Welcome to Lede 2019: Foundations of Computing

Details

  • Instructor: Jonathan Soma, js4571@columbia.edu
  • Dates: Tuesdays and Thursdays, 5/28-7/2 + Saturdays 6/15, 6/22, 6/29
  • Class: 10am-1pm, World Room
  • Lab: 2pm-5pm, World Room
  • Slack channel: #foundations

Course Overview

By the end of this course you’ll have the flexibility to find and execute solutions to most any coding- or data-related problem you run across. In theory we’re focusing on Python in general, the data package pandas, and comfort with the command line.

Homework

On many, many assignments, I will give you:

  • More homework than you can reasonably accomplish
  • Homework that involves googling answers
  • Homework that requires thinking through problems and answers in complicated and specific ways

What’s this mean? It’s going to be hard.

If you find yourself falling down a black hole: just take a break. Or stop altogether! Don’t worry about it - ask people near you or TA’s for guidance.

Oh, and most importantly: if you can’t finish? Not a problem. It’s far more important to not get burned out and discouraged.

Schedule

This is a rough outline, and will absolutely change very, very often.

Introduction to Python and the command line (5/28 + 5/30)

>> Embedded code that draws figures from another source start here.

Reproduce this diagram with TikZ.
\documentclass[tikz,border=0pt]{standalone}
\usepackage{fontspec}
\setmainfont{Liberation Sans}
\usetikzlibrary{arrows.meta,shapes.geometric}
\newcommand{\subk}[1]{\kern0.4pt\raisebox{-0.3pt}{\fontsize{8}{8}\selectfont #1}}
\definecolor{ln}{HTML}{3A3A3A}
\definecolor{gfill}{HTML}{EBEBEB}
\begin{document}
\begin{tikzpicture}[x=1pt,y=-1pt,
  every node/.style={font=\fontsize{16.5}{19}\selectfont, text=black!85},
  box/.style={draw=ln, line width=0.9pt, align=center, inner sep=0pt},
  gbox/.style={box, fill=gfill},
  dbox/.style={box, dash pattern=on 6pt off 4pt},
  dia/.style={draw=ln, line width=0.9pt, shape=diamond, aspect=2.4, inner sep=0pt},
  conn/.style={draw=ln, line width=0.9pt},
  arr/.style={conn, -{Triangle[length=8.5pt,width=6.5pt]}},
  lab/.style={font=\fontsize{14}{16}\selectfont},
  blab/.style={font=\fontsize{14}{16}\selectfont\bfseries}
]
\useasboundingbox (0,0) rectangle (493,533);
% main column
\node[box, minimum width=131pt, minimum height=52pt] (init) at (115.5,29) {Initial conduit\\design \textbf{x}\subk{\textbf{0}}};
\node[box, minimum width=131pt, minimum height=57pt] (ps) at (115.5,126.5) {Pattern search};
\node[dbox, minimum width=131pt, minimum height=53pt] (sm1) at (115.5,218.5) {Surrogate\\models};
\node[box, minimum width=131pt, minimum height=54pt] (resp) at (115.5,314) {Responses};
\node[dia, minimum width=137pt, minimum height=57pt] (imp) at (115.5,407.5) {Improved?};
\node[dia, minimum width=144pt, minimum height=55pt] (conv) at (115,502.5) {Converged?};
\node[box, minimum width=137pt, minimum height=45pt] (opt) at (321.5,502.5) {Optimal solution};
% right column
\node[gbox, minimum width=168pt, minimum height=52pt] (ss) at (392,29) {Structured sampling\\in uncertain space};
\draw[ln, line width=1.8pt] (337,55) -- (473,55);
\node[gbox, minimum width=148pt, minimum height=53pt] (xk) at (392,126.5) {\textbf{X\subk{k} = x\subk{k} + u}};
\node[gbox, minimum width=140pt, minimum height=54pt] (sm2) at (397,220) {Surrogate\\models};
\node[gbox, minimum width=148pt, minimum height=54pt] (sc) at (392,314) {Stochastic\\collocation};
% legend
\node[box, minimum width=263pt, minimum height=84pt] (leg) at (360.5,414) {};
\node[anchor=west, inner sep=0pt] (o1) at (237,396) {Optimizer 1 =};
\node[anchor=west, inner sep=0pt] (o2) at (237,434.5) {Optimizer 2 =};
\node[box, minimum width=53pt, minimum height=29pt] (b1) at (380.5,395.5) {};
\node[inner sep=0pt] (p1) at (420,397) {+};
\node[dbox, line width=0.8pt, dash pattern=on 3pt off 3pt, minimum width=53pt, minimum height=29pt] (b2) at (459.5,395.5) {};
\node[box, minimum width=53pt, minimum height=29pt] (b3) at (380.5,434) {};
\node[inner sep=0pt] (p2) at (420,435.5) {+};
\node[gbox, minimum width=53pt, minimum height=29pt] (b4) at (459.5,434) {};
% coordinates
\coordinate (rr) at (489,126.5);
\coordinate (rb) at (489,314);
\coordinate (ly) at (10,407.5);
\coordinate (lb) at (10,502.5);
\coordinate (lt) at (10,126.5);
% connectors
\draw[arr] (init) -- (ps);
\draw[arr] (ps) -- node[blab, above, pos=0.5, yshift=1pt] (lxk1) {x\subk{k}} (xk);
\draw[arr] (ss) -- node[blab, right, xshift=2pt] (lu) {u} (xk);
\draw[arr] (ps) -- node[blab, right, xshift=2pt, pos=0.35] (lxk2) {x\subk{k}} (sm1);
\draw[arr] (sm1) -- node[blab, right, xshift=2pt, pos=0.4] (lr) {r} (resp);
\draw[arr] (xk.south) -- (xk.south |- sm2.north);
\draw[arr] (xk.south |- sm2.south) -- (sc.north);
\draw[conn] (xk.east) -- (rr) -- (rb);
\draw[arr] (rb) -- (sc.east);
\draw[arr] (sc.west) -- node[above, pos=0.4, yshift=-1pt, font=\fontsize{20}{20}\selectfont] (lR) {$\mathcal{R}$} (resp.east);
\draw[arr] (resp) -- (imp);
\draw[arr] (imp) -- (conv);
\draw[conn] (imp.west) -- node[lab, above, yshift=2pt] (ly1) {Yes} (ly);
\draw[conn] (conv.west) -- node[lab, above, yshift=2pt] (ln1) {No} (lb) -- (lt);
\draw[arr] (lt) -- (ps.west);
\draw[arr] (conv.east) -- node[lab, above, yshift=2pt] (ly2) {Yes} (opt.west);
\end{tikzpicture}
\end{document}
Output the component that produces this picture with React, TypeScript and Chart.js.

In our first week we’ll take a look at the insides of our computers using the command line, with tools like cd, grep, and cat. Learn to navigate your computer and run basic Python scripts.

Exploring data and APIs with Jupyter Notebooks (6/4 + 6/6)

Become more comfortable with data types in Python by consuming data from APIs - dynamic sources of information that are easily understandable by Python. Learn the joys of Jupyter Notebooks, and the basics of git for version control.

Analyzing structured data with Pandas (6/11 + 6/13 + 6/15)

Begin work with pandas, a data analysis library that runs circles around Excel in analyzing, cleaning, and presenting data.

Also, how to take semi-structured text data and clean/extract the parts we’re interested in, along with taming troublesome datasets with format conversation, and filling in and ignoring “bad” values.

Obtaining data through scraping (6/18 + 6/20)

Using our Python skills to scrape web sites, including advanced scraping involving form submission and page interaction.

Servers and “too much” problems (6/22)

What do you do when your data is too big or your scraping takes too long? Servers lend a hand.

Geographic analysis with QGIS (6/25 + 6/27)

Become familiar with different geographic data types, geocoding, the limitless power of column and spatial joins.

Diving deeper into pandas visualization (6/29 + 7/2)

Getting deeper into matplotlib and seaborn with fancy plots and customization. Quick introduction to declarative visualization grammars with Altair and Vega.

BONUS CLASS: Self-directed project management and workflow (7/9)

How to manage your time, workflow, and expectations when working on a project.